Does sentiment of cue predict mean t for a cue?
qual.sent.ts = t.scores.full %>%
select(cue, associate, t, qual.sent) %>%
distinct() %>%
filter(!is.na(qual.sent)) %>%
group_by(cue,qual.sent) %>%
summarize(t = mean(t)) %>% # mean t for each cue %>%
group_by(qual.sent) %>%
multi_boot_standard(column = "t")
ggplot(qual.sent.ts, aes(fill = qual.sent, y = mean, x = reorder(qual.sent, mean))) +
xlab("sentiment") +
ylab("t") +
geom_bar(stat = "identity", position = "dodge") +
geom_linerange(aes(ymax = ci_upper, ymin=ci_lower),
position = position_dodge(width = .9)) +
theme_bw() +
theme(legend.position="none",
axis.text.x = element_text(angle = 90, hjust = 1))
Not much going on here, small effect of positive – more difference for negative words.
Does pos of cue predict mean t for a cue?
pos.ts = t.scores.full %>%
select(cue, associate, t, pos) %>%
distinct() %>%
filter(!is.na(pos)) %>%
group_by(cue,pos) %>%
summarize(t = mean(t)) %>% # mean t for each cue
group_by(pos) %>%
multi_boot_standard(column = "t")
ggplot(pos.ts, aes(fill = pos, y = mean, x = reorder(pos, mean))) +
xlab("pos") +
ylab("t") +
geom_bar(stat = "identity", position = "dodge") +
geom_linerange(aes(ymax = ci_upper, ymin=ci_lower),
position = position_dodge(width = .9)) +
theme_bw() +
theme(legend.position="none",
axis.text.x = element_text(angle = 90, hjust = 1))
Less variability for function words.
Does concreteness of cue predict mean t for a cue?

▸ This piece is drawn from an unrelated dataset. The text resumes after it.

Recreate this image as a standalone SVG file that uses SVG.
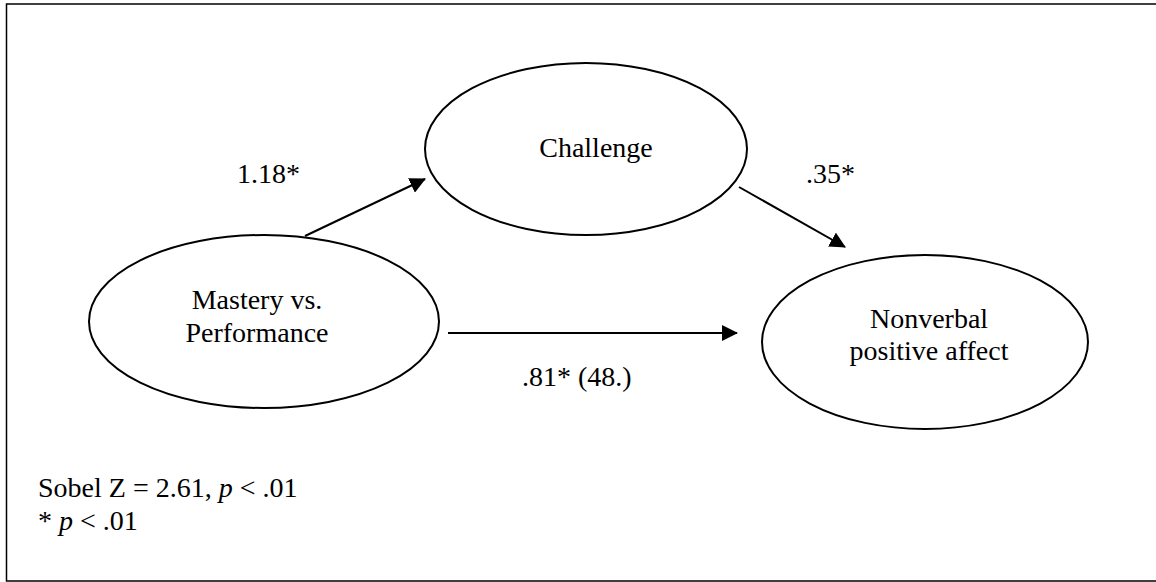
<svg xmlns="http://www.w3.org/2000/svg" width="1156" height="582" viewBox="0 0 1156 582">
<defs>
<style>
text{font-family:"Liberation Serif","Times New Roman",serif;font-size:28px;fill:#000}
.node{fill:#fff;stroke:#000;stroke-width:2}
.edge{stroke:#000;stroke-width:2;fill:none}
.c{text-anchor:middle}
</style>
<marker id="ah" markerWidth="16" markerHeight="16" viewBox="0 0 16 16" refX="15" refY="8" orient="auto" markerUnits="userSpaceOnUse">
<path d="M0,0 L16,8 L0,16 Z" fill="#000"/>
</marker>
</defs>
<rect x="0" y="0" width="1156" height="582" fill="#fff"/>
<rect x="6.5" y="4" width="1170" height="577" fill="none" stroke="#000" stroke-width="1.5"/>
<g id="connectors">
<line class="edge" x1="305" y1="236" x2="425" y2="179" marker-end="url(#ah)"/>
<line class="edge" x1="739" y1="187" x2="845" y2="247" marker-end="url(#ah)"/>
<line class="edge" x1="448" y1="333" x2="737" y2="333" marker-end="url(#ah)"/>
</g>
<g id="node-mastery">
<ellipse class="node" cx="264" cy="321.5" rx="175" ry="86.5"/>
<text class="c" x="257" y="309">Mastery vs.</text>
<text class="c" x="257" y="342">Performance</text>
</g>
<g id="node-challenge">
<ellipse class="node" cx="586" cy="149" rx="161" ry="86"/>
<text class="c" x="596" y="157">Challenge</text>
</g>
<g id="node-nonverbal">
<ellipse class="node" cx="925" cy="342" rx="163" ry="87"/>
<text class="c" x="929" y="328">Nonverbal</text>
<text class="c" x="929" y="360">positive affect</text>
</g>
<g id="labels">
<text x="237" y="183">1.18*</text>
<text x="806" y="183">.35*</text>
<text x="522" y="386">.81* (48.)</text>
<text x="38" y="497">Sobel Z = 2.61, <tspan font-style="italic">p</tspan> &lt; .01</text>
<text x="38" y="530">* <tspan font-style="italic">p</tspan> &lt; .01</text>
</g>
</svg>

conc.ts = t.scores.full %>%
select(cue, associate, t, Conc.M) %>%
distinct() %>%
group_by(cue) %>%
summarize(t = mean(t), # mean t for each cue
conc = Conc.M[1])
ggplot(conc.ts, aes(x = conc, y = t)) +
geom_smooth(method = "lm") +
theme_bw()
conc.ts %>%
do(tidy(cor.test(.$t, .$conc))) %>%
select(estimate, statistic, p.value) %>%
kable()
| estimate | statistic | p.value |
|---|---|---|
| 0.0441618 | 4.218039 | 2.49e-05 |
Small effect of concreteness in the predicted direction – Less difference for cues that are more concrete.